# BLACK GLASS EMBOSSED BEER BOTTLES



## UncleBruce (Dec 29, 2020)

Three North American embossed *BLACK* glass beers residing in the collection: 
WITTEMANN-ROST BREWING ST. LOUIS, MO
GEO. W. HOXSIE'S PREMIUM BEER (ALBANY NY)
O'KEEFE & CO.S LAGER BEER TORONTO ONTARIO (CANADA)


----------



## CanadianBottles (Dec 30, 2020)

Those are great!  I didn't know that O'Keefe's had a black glass beer, I don't think I've seen any Canadian black glass beers before.


----------



## UncleBruce (Dec 30, 2020)

CanadianBottles said:


> Those are great!  I didn't know that O'Keefe's had a black glass beer, I don't think I've seen any Canadian black glass beers before.


If you hold the bottles up to strong light the glass is actually a very dark green.  Glad you like them.


----------



## CanadianBottles (Dec 30, 2020)

UncleBruce said:


> If you hold the bottles up to strong light the glass is actually a very dark green.  Glad you like them.


Yeah that's what I expected.  You see a lot of slick beers in that colour in Canada but that's the first embossed one I've seen.


----------



## yacorie (Dec 30, 2020)

Those are great


----------



## bottle-bud (Dec 31, 2020)

I don't collect St. Louis beers but I really enjoy looking at them.
Thanks for sharing!


----------



## GRACE ABOUND (Jan 19, 2021)

Beautiful Black Bottles    I Have One But No Writing On It.



Thanks for sharing!


----------



## Nickneff (Jan 21, 2021)

UncleBruce said:


> Three North American embossed *BLACK* glass beers residing in the collection:
> WITTEMANN-ROST BREWING ST. LOUIS, MO
> GEO. W. HOXSIE'S PREMIUM BEER (ALBANY NY)
> O'KEEFE & CO.S LAGER BEER TORONTO ONTARIO (CANADA)
> View attachment 216142


Woo-wee damn it boy good bottles


----------



## Mailman1960 (Aug 2, 2021)

UncleBruce said:


> Three North American embossed *BLACK* glass beers residing in the collection:
> WITTEMANN-ROST BREWING ST. LOUIS, MO
> GEO. W. HOXSIE'S PREMIUM BEER (ALBANY NY)
> O'KEEFE & CO.S LAGER BEER TORONTO ONTARIO (CANADA)
> View attachment 216142


Wow, most excellent ! ! !


----------



## nhpharm (Aug 2, 2021)

Love those!  Wish we have a few like that down here!


----------



## SMJB (Aug 2, 2021)

Uncle Bruce, approximately when were they blown?


----------



## UncleBruce (Aug 2, 2021)

SMJB said:


> Uncle Bruce, approximately when were they blown?

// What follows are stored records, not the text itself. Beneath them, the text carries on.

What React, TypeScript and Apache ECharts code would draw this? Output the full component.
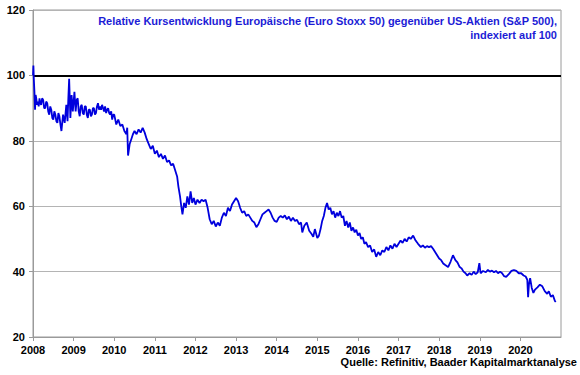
import React, { useEffect, useRef } from "react";
import * as echarts from "echarts";

// decimal years of each observation
const years: number[] = [
  2008.0, 2008.01, 2008.02, 2008.035, 2008.05, 2008.065, 2008.08, 2008.1, 2008.12, 2008.14, 2008.16, 2008.18, 2008.2,
  2008.225, 2008.25, 2008.275, 2008.3, 2008.325, 2008.35, 2008.375, 2008.4, 2008.425, 2008.45, 2008.475, 2008.5,
  2008.525, 2008.55, 2008.575, 2008.6, 2008.625, 2008.65, 2008.675, 2008.7, 2008.74, 2008.78, 2008.82, 2008.85,
  2008.87, 2008.89, 2008.92, 2008.95, 2008.98, 2009.02, 2009.05, 2009.075, 2009.1, 2009.125, 2009.15, 2009.175,
  2009.2, 2009.225, 2009.25, 2009.275, 2009.3, 2009.325, 2009.35, 2009.375, 2009.4, 2009.425, 2009.45, 2009.475,
  2009.5, 2009.525, 2009.55, 2009.575, 2009.6, 2009.625, 2009.65, 2009.675, 2009.7, 2009.725, 2009.75, 2009.775,
  2009.8, 2009.825, 2009.85, 2009.875, 2009.9, 2009.925, 2009.95, 2009.975,
  2010.0, 2010.05, 2010.1, 2010.15, 2010.2, 2010.25, 2010.3, 2010.32, 2010.34, 2010.38, 2010.42, 2010.46, 2010.5,
  2010.55, 2010.6, 2010.65, 2010.7, 2010.75, 2010.8, 2010.85, 2010.9, 2010.95,
  2011.0, 2011.05, 2011.1, 2011.15, 2011.2, 2011.25, 2011.3, 2011.35, 2011.4, 2011.45, 2011.5, 2011.55, 2011.58,
  2011.62, 2011.65, 2011.68, 2011.72, 2011.76, 2011.8, 2011.84, 2011.88, 2011.92, 2011.96,
  2012.0, 2012.05, 2012.1, 2012.15, 2012.2, 2012.25, 2012.3, 2012.35, 2012.4, 2012.45, 2012.5, 2012.55, 2012.6,
  2012.65, 2012.7, 2012.75, 2012.8, 2012.85, 2012.9, 2012.95,
  2013.0, 2013.05, 2013.1, 2013.15, 2013.2, 2013.25, 2013.3, 2013.35, 2013.4, 2013.45, 2013.5, 2013.55, 2013.6,
  2013.65, 2013.7, 2013.75, 2013.8, 2013.85, 2013.9, 2013.95,
  2014.0, 2014.05, 2014.1, 2014.15, 2014.2, 2014.25, 2014.3, 2014.35, 2014.4, 2014.45, 2014.5, 2014.55, 2014.6,
  2014.63, 2014.68, 2014.74, 2014.8, 2014.86, 2014.9, 2014.94,
  2015.0, 2015.04, 2015.08, 2015.12, 2015.16, 2015.2, 2015.24, 2015.28, 2015.32, 2015.36, 2015.4, 2015.44, 2015.48,
  2015.52, 2015.56, 2015.6, 2015.64, 2015.68, 2015.72, 2015.76, 2015.8, 2015.84, 2015.88, 2015.92, 2015.96,
  2016.0, 2016.04, 2016.08, 2016.12, 2016.16, 2016.2, 2016.25, 2016.3, 2016.35, 2016.4, 2016.45, 2016.5, 2016.55,
  2016.6, 2016.65, 2016.7, 2016.75, 2016.8, 2016.85, 2016.9, 2016.95,
  2017.0, 2017.05, 2017.1, 2017.15, 2017.2, 2017.25, 2017.3, 2017.36, 2017.42, 2017.48, 2017.55, 2017.6, 2017.65,
  2017.7, 2017.75, 2017.8, 2017.85, 2017.9, 2017.95,
  2018.0, 2018.05, 2018.1, 2018.15, 2018.22, 2018.28, 2018.34, 2018.4, 2018.45, 2018.5, 2018.55, 2018.6, 2018.65,
  2018.69, 2018.75, 2018.8, 2018.85, 2018.9, 2018.95, 2018.99,
  2019.02, 2019.08, 2019.15, 2019.2, 2019.25, 2019.3, 2019.35, 2019.4, 2019.45, 2019.5, 2019.55, 2019.6, 2019.65,
  2019.72, 2019.78, 2019.84, 2019.9, 2019.96,
  2020.02, 2020.08, 2020.13, 2020.17, 2020.19, 2020.21, 2020.24, 2020.28, 2020.32, 2020.36, 2020.42, 2020.48,
  2020.54, 2020.6, 2020.66, 2020.7, 2020.75, 2020.8, 2020.85, 2020.87,
];

// Euro Stoxx 50 relative to S&P 500, indexed to 100
const ratio: number[] = [
  100, 103, 99, 95, 89.5, 94, 93, 91, 92, 90.5, 93, 91.5, 91,
  93, 92.5, 90, 90, 92, 91.5, 89, 88, 90.5, 89.5, 87, 86.5,
  89, 88, 86, 85.5, 88.5, 87.5, 85, 83, 88, 85.5, 91, 86,
  93, 99, 87, 94, 89, 95, 89, 92.5, 93, 89, 87.5, 90.5,
  91, 88.5, 88, 90.5, 90.5, 88, 87, 89.5, 89.5, 87.5, 88, 90,
  90, 88, 88.5, 90.5, 91.5, 89.5, 90.5, 89.5, 91, 90, 89, 90.5,
  88.5, 89.5, 90, 88.5, 88, 89, 86.5, 88,
  88, 85, 86.5, 84.5, 85, 83, 82, 84, 75.5, 79, 80.5, 82, 83,
  82, 83.5, 82.5, 84, 82.5, 80.5, 79, 77.5, 78.5,
  76, 77, 75, 76, 74.5, 75.5, 73.5, 74, 72.5, 73, 71, 69, 66,
  63, 60, 57.5, 61, 59.5, 63, 60.5, 64.5, 61, 62.5,
  60.5, 62, 61, 62, 61.5, 62, 59.5, 56, 54.5, 55.5, 53.8, 55, 54,
  56.5, 58, 57, 59.5, 58.5, 60.5, 61.5,
  62.5, 61.5, 59.5, 58, 58.5, 57, 57.5, 56.5, 55.5, 55, 53.6, 54.5, 56,
  57.5, 58, 58.5, 59, 58, 56.5, 55.5,
  55.2, 56.5, 57, 56.5, 57.2, 56, 56.8, 55.5, 56.5, 55.5, 55.8, 54.5, 55,
  52, 54, 55, 52.5, 51.5, 50.6, 53,
  50.3, 51, 53, 55.5, 57, 59.5, 61, 59, 59.5, 57.5, 58.5, 56.5, 58,
  57, 58.5, 56.5, 57, 54, 55.5, 53.5, 55, 52.5, 53.5, 52, 52.8,
  51, 51.8, 50, 50.5, 48.5, 49, 47.5, 48, 46, 46.8, 44.5, 46, 45,
  46.5, 46, 47.5, 46.5, 48, 47, 48.5, 47.5,
  48.5, 49.5, 48.8, 50, 49.2, 50.5, 50, 51, 49.5, 48.5, 47.5, 48, 47.3,
  47.8, 47.5, 47.8, 47, 46, 45,
  44, 43.5, 42.5, 42, 41.4, 43, 45, 43.5, 42.8, 41.5, 41, 40, 39.5,
  38.8, 39.5, 39, 40, 39.2, 39.8, 42.6,
  39.5, 40.2, 39.8, 40.5, 40, 40.3, 39.8, 40.2, 39.5, 40, 39.5, 38.6, 38.4,
  39.3, 40.2, 40.5, 40.2, 39.5,
  39.5, 38.8, 38.5, 37.5, 32.2, 36, 38, 35, 33.5, 34.5, 35.2, 36,
  35.5, 34, 33.2, 34, 32.3, 32.8, 31, 30.7,
];

const yTicks: number[] = [20, 40, 60, 80, 100, 120];
const xYearLabels: number[] = [2008, 2009, 2010, 2011, 2012, 2013, 2014, 2015, 2016, 2017, 2018, 2019, 2020];

const titleLines: string[] = [
  "Relative Kursentwicklung Europäische (Euro Stoxx 50) gegenüber US-Aktien (S&P 500),",
  "indexiert auf 100",
];
const sourceText = "Quelle: Refinitiv, Baader Kapitalmarktanalyse";

const FONT = "'Liberation Sans', Arial, sans-serif";

export default function App() {
  const ref = useRef<HTMLDivElement>(null);
  useEffect(() => {
    if (!ref.current) return;
    const chart = echarts.init(ref.current, null, { renderer: "svg" });
    const data = years.map((y, i) => [y, ratio[i]]);
    chart.setOption({
      animation: false,
      backgroundColor: "#ffffff",
      grid: {
        left: 33,
        right: 19,
        top: 10,
        bottom: 38,
        show: true,
        borderColor: "#9a9a9a",
        borderWidth: 1,
      },
      xAxis: {
        type: "value",
        min: 2008,
        max: 2021,
        interval: 1,
        axisLine: { show: true, lineStyle: { color: "#9a9a9a", width: 1 } },
        axisTick: { show: true, length: 4, lineStyle: { color: "#9a9a9a" } },
        splitLine: { show: false },
        axisLabel: {
          margin: 7,
          color: "#000",
          fontFamily: FONT,
          fontWeight: "bold",
          fontSize: 11,
          showMaxLabel: false,
          formatter: (v: number) => (xYearLabels.indexOf(v) >= 0 ? String(v) : ""),
        },
      },
      yAxis: {
        type: "value",
        min: yTicks[0],
        max: yTicks[yTicks.length - 1],
        interval: 20,
        axisLine: { show: true, lineStyle: { color: "#9a9a9a", width: 1 } },
        axisTick: { show: true, length: 4, lineStyle: { color: "#9a9a9a" } },
        splitLine: { show: true, lineStyle: { color: "#b4b4b4", width: 1 } },
        axisLabel: {
          margin: 8,
          color: "#000",
          fontFamily: FONT,
          fontWeight: "bold",
          fontSize: 11,
        },
      },
      series: [
        {
          type: "line",
          data,
          showSymbol: false,
          symbol: "none",
          lineStyle: { color: "#0000dd", width: 1.8 },
          z: 3,
          markLine: {
            silent: true,
            symbol: ["none", "none"],
            label: { show: false },
            lineStyle: { color: "#000000", width: 2, type: "solid" },
            data: [{ yAxis: 100 }],
            z: 2,
          },
        },
      ],
      graphic: [
        {
          type: "text",
          right: 23,
          top: 14,
          style: {
            text: titleLines.join("\n"),
            fill: "#1c1cd6",
            font: `bold 11px ${FONT}`,
            textAlign: "right",
            lineHeight: 14,
          },
        },
        {
          type: "text",
          right: 3,
          top: 356,
          style: {
            text: sourceText,
            fill: "#000",
            font: `bold 11px ${FONT}`,
            textAlign: "right",
          },
        },
      ],
    });
    return () => chart.dispose();
  }, []);
  return <div ref={ref} style={{ width: 580, height: 375, position: "absolute", left: 0, top: 0 }} />;
}
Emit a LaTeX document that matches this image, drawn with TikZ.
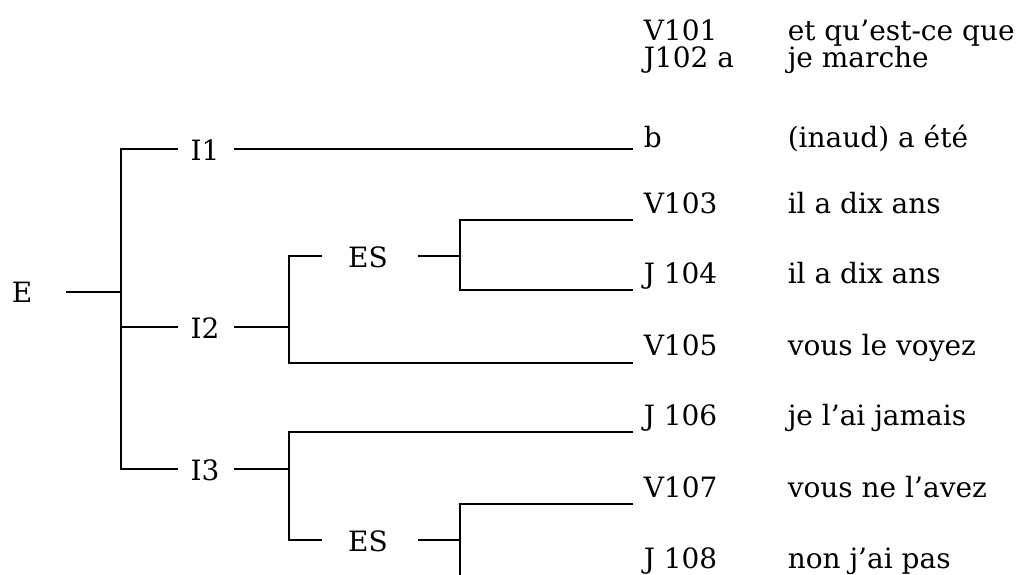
\documentclass[tikz,border=0pt]{standalone}
\usepackage{fontspec}
\setmainfont{DejaVu Serif}
\begin{document}
\begin{tikzpicture}[x=1pt,y=-1pt,line width=1.5pt,
  lbl/.style={font=\fontsize{28}{32}\selectfont,inner sep=0pt,anchor=base},
  code/.style={lbl,anchor=base west},
  utt/.style={lbl,anchor=base west}]
\useasboundingbox (0,0) rectangle (1017,574);
% tree labels
\node[lbl] (E) at (22,302) {E};
\node[lbl] (I1) at (205,160) {I1};
\node[lbl] (I2) at (205,338) {I2};
\node[lbl] (I3) at (205,480) {I3};
\node[lbl] (ES1) at (368,267) {ES};
\node[lbl] (ES2) at (368,551) {ES};
% right column
\node[code] (c101) at (643,40) {V101};
\node[utt] (u101) at (787,40) {et qu’est-ce que};
\node[code] (c102) at (643,67) {J102 a};
\node[utt] (u102) at (787,67) {je marche};
\node[code] (c102b) at (643,147) {b};
\node[utt] (u102b) at (787,147) {(inaud) a été};
\node[code] (c103) at (643,213) {V103};
\node[utt] (u103) at (787,213) {il a dix ans};
\node[code] (c104) at (643,283) {J 104};
\node[utt] (u104) at (787,283) {il a dix ans};
\node[code] (c105) at (643,355) {V105};
\node[utt] (u105) at (787,355) {vous le voyez};
\node[code] (c106) at (643,425) {J 106};
\node[utt] (u106) at (787,425) {je l’ai jamais};
\node[code] (c107) at (643,497) {V107};
\node[utt] (u107) at (787,497) {vous ne l’avez};
\node[code] (c108) at (643,568) {J 108};
\node[utt] (u108) at (787,568) {non j’ai pas};
% connector points
\coordinate (Eo) at (66,292);
\coordinate (J0) at (121,292);
\coordinate (J0b) at (121,327);
\coordinate (I1in) at (178,149);
\coordinate (I2in) at (178,327);
\coordinate (I3in) at (178,469);
\coordinate (I1out) at (234,149);
\coordinate (I2out) at (234,327);
\coordinate (I3out) at (234,469);
\coordinate (J2) at (289,327);
\coordinate (J4) at (289,469);
\coordinate (ES1in) at (322,256);
\coordinate (ES2in) at (322,540);
\coordinate (ES1out) at (418,256);
\coordinate (ES2out) at (418,540);
\coordinate (J3) at (460,256);
\coordinate (J5) at (460,540);
\coordinate (Jbot) at (460,576);
\coordinate (e102b) at (633,149);
\coordinate (e103) at (633,220);
\coordinate (e104) at (633,290);
\coordinate (e105) at (633,363);
\coordinate (e106) at (633,432);
\coordinate (e107) at (633,504);
% connectors
\draw (Eo) -- (J0);
\draw (I1in) -| (J0) |- (I3in);
\draw (J0b) -- (I2in);
\draw (I1out) -- (e102b);
\draw (I2out) -- (J2);
\draw (ES1in) -| (J2) |- (e105);
\draw (ES1out) -- (J3);
\draw (e103) -| (J3) |- (e104);
\draw (I3out) -- (J4);
\draw (e106) -| (J4) |- (ES2in);
\draw (ES2out) -- (J5);
\draw (e107) -| (J5) -- (Jbot);
\end{tikzpicture}
\end{document}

Ranging from the 1870s - 80s.  The glass in these is in reality an olive green. The only way to tell is to hold them up to a very strong light source.  I've heard there are amber BLACK GLASS bottles too.  From the depression era there is decorative glass that looks black, but is beautiful amethyst.


----------